## Your goal:
Begin with the first line and repeat exactly through the line containing "ax.plot([486, 486], [139, 413], color=k, lw=lw)"; leave every image out.
——
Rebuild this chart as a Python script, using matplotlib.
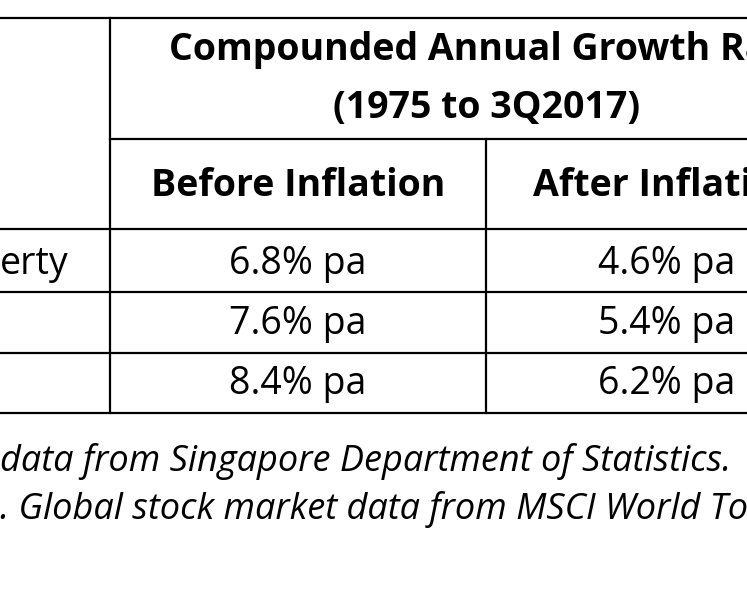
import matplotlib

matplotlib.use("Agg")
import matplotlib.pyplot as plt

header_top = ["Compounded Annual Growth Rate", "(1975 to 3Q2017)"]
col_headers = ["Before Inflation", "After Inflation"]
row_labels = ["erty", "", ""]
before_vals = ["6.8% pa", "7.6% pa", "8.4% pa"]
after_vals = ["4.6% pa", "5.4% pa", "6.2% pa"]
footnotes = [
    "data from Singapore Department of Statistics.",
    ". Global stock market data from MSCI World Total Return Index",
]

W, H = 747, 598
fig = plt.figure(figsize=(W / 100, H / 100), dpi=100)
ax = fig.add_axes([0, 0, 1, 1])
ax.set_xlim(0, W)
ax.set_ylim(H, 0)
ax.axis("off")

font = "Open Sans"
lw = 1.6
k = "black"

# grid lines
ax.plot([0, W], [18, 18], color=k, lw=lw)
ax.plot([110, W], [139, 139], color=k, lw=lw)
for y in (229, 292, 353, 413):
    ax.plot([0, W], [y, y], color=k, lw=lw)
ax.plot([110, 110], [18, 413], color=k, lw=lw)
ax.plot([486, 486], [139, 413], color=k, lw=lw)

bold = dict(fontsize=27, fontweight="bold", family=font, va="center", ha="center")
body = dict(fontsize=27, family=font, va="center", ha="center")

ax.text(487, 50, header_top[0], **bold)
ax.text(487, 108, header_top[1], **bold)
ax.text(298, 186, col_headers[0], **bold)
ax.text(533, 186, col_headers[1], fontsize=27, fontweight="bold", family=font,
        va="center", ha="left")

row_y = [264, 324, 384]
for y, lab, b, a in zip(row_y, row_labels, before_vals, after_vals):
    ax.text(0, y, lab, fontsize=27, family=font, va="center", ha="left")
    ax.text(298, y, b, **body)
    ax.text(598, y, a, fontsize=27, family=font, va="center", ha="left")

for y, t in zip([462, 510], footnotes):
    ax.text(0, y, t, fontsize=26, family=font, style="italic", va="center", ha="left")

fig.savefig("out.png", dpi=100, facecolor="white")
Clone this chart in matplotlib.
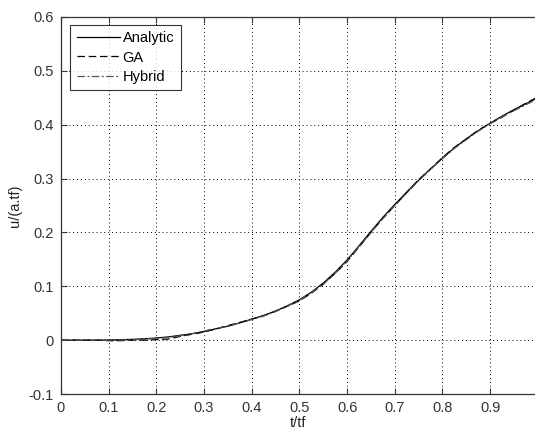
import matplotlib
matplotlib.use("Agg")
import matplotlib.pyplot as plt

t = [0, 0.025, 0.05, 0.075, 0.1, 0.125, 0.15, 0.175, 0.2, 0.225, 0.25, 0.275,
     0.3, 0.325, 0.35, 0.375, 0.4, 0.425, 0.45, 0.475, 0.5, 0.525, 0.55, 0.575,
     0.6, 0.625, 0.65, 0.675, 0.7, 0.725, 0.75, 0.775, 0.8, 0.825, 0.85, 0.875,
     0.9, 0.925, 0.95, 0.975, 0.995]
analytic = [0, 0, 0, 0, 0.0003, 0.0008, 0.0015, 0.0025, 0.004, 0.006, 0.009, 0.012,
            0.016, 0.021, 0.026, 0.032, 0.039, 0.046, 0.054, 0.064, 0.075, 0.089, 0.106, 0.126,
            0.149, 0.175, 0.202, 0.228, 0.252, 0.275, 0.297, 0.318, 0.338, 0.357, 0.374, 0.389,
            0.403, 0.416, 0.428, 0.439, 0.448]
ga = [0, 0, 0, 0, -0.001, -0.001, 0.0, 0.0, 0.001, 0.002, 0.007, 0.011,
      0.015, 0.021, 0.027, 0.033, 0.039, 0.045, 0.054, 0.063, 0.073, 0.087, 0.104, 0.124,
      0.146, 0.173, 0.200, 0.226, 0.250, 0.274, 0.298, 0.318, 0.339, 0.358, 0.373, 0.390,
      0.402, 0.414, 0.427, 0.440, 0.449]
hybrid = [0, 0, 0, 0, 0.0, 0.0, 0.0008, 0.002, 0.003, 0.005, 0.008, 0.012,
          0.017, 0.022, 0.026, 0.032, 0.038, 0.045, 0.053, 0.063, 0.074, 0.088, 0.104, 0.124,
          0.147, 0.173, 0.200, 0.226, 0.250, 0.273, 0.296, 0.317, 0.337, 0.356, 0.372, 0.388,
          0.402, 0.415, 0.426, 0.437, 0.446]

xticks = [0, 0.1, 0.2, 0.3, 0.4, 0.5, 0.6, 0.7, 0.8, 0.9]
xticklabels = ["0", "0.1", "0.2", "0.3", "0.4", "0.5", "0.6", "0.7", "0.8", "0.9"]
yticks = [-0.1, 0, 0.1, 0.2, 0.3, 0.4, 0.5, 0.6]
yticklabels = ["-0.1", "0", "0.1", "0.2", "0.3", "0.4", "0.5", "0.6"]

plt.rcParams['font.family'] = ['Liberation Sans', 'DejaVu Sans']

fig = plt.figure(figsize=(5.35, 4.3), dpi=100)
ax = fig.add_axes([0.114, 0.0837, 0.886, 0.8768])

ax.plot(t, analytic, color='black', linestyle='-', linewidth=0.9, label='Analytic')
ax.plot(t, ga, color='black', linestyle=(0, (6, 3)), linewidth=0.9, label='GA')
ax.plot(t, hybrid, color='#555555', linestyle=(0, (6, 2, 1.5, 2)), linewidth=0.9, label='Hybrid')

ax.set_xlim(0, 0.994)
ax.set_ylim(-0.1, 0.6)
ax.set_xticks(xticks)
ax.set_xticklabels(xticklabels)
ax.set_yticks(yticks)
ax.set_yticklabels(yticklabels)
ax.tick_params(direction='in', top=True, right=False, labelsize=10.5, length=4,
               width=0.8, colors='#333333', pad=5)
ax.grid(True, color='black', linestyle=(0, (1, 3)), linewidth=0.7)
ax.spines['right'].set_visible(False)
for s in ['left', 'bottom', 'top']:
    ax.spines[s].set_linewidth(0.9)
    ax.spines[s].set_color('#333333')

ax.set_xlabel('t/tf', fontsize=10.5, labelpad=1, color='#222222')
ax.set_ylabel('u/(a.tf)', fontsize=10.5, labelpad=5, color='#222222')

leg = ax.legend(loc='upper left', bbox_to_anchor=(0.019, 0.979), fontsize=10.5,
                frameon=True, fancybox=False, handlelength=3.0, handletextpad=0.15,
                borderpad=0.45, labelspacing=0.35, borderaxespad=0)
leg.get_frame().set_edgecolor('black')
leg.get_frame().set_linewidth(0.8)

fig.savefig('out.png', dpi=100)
——
## Solution to the exercise:
Rebuild this chart as a Python script, using matplotlib.
import matplotlib

matplotlib.use("Agg")
import matplotlib.pyplot as plt

header_top = ["Compounded Annual Growth Rate", "(1975 to 3Q2017)"]
col_headers = ["Before Inflation", "After Inflation"]
row_labels = ["erty", "", ""]
before_vals = ["6.8% pa", "7.6% pa", "8.4% pa"]
after_vals = ["4.6% pa", "5.4% pa", "6.2% pa"]
footnotes = [
    "data from Singapore Department of Statistics.",
    ". Global stock market data from MSCI World Total Return Index",
]

W, H = 747, 598
fig = plt.figure(figsize=(W / 100, H / 100), dpi=100)
ax = fig.add_axes([0, 0, 1, 1])
ax.set_xlim(0, W)
ax.set_ylim(H, 0)
ax.axis("off")

font = "Open Sans"
lw = 1.6
k = "black"

# grid lines
ax.plot([0, W], [18, 18], color=k, lw=lw)
ax.plot([110, W], [139, 139], color=k, lw=lw)
for y in (229, 292, 353, 413):
    ax.plot([0, W], [y, y], color=k, lw=lw)
ax.plot([110, 110], [18, 413], color=k, lw=lw)
ax.plot([486, 486], [139, 413], color=k, lw=lw)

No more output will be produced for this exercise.